◆ MATERIAL PROVIDED ◆
▼

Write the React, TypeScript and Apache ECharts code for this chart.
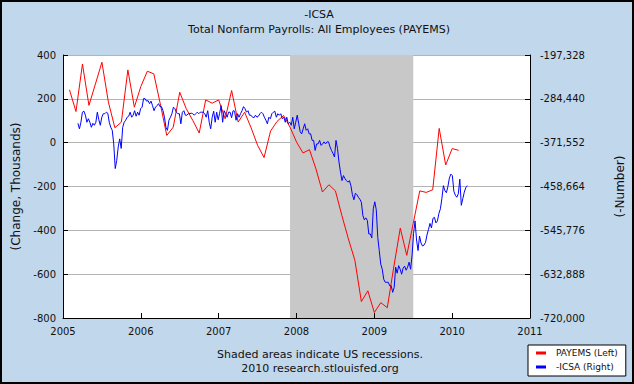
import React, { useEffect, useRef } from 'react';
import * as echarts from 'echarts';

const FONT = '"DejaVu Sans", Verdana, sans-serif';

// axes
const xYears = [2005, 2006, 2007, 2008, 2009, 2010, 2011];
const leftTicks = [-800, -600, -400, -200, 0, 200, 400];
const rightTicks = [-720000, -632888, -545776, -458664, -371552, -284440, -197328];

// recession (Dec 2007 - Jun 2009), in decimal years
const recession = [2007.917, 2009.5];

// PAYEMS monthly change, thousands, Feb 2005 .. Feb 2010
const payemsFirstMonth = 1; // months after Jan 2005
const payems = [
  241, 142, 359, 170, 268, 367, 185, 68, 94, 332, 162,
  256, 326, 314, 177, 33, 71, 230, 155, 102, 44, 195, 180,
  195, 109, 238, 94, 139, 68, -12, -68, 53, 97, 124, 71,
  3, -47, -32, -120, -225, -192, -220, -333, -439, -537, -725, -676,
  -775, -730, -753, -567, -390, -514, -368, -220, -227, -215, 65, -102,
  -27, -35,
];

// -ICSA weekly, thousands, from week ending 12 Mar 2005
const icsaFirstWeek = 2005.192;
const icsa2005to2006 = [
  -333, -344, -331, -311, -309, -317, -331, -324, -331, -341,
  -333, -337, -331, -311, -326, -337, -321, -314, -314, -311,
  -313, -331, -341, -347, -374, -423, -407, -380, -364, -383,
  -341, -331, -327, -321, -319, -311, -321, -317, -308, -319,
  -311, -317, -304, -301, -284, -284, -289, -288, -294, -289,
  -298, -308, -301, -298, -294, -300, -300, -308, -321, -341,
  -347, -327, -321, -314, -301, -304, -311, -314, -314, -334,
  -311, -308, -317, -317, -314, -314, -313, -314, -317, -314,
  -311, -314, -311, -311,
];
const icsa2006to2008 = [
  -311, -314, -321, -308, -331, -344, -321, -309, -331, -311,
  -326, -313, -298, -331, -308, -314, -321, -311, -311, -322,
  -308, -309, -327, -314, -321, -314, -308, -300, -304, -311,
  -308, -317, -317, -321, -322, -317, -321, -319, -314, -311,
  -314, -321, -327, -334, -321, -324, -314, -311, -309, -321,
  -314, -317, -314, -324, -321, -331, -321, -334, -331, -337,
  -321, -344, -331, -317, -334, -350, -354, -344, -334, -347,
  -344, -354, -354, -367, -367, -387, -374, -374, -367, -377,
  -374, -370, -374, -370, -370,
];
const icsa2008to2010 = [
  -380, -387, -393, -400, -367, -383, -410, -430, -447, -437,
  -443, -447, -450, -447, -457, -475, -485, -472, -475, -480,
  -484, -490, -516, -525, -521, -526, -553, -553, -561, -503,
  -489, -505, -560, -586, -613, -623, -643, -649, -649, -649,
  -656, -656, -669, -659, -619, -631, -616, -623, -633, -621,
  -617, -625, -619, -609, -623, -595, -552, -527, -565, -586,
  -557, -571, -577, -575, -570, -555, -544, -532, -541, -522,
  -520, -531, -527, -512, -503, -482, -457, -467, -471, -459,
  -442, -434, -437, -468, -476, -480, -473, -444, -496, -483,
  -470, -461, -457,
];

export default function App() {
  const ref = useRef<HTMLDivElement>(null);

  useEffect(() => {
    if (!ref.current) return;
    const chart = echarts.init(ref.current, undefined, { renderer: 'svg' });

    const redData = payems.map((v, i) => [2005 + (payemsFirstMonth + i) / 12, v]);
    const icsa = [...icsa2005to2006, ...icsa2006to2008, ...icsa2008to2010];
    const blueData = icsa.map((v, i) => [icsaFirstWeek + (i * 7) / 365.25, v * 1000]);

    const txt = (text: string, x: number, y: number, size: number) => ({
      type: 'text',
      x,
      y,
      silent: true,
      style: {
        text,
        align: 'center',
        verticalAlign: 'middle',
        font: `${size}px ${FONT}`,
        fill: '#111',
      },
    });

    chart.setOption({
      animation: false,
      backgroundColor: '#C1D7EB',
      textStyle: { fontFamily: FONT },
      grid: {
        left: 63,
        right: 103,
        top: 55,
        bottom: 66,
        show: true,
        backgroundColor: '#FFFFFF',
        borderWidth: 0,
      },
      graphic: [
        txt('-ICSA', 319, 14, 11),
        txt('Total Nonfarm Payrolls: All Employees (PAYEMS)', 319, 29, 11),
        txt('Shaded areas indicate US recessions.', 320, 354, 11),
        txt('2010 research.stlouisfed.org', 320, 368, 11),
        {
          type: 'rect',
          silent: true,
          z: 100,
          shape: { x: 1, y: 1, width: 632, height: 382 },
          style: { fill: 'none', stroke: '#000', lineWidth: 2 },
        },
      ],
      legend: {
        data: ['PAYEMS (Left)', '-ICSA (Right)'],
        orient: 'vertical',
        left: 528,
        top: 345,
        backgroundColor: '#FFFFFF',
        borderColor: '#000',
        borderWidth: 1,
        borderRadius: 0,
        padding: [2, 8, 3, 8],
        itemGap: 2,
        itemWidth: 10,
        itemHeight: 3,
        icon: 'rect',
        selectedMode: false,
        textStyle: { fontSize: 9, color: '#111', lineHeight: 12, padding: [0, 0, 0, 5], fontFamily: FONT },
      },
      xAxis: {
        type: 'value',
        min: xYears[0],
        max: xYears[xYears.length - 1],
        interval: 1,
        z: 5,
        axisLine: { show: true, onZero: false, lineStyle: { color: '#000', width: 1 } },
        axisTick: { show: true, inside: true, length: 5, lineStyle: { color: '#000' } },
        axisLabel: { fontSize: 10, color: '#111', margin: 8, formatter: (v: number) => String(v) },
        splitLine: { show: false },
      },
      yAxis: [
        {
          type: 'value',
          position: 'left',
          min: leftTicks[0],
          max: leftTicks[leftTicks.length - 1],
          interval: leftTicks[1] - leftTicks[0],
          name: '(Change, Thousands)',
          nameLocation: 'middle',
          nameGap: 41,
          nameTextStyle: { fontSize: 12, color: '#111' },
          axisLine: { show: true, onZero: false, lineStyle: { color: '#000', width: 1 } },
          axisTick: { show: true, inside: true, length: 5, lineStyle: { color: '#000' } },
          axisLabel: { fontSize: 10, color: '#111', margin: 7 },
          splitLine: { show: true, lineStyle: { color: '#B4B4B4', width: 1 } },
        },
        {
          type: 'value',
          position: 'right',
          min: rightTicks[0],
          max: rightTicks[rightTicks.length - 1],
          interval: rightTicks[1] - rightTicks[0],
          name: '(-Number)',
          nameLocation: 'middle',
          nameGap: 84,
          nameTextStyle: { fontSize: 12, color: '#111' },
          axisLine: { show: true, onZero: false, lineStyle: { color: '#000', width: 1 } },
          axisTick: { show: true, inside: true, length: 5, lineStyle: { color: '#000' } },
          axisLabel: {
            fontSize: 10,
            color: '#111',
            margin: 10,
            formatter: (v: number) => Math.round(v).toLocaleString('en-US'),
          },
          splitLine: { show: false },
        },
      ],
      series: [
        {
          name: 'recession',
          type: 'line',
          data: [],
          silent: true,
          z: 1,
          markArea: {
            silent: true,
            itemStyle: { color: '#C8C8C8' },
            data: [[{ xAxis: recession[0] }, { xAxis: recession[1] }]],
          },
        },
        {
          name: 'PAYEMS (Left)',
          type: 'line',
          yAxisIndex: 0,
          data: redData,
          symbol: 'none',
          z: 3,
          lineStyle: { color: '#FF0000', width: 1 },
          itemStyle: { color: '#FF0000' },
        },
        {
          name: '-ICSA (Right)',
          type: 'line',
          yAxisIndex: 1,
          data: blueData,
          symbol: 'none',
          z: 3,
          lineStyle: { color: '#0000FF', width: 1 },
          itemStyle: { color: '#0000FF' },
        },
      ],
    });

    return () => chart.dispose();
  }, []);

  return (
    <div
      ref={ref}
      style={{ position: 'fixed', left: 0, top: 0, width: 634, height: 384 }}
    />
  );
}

▲

◆ THE EXERCISE ◆
Locate all lines holding the word "React", then copy them out.

◆ WRITTEN RESPONSE ◆
Write the React, TypeScript and Apache ECharts code for this chart.
import React, { useEffect, useRef } from 'react';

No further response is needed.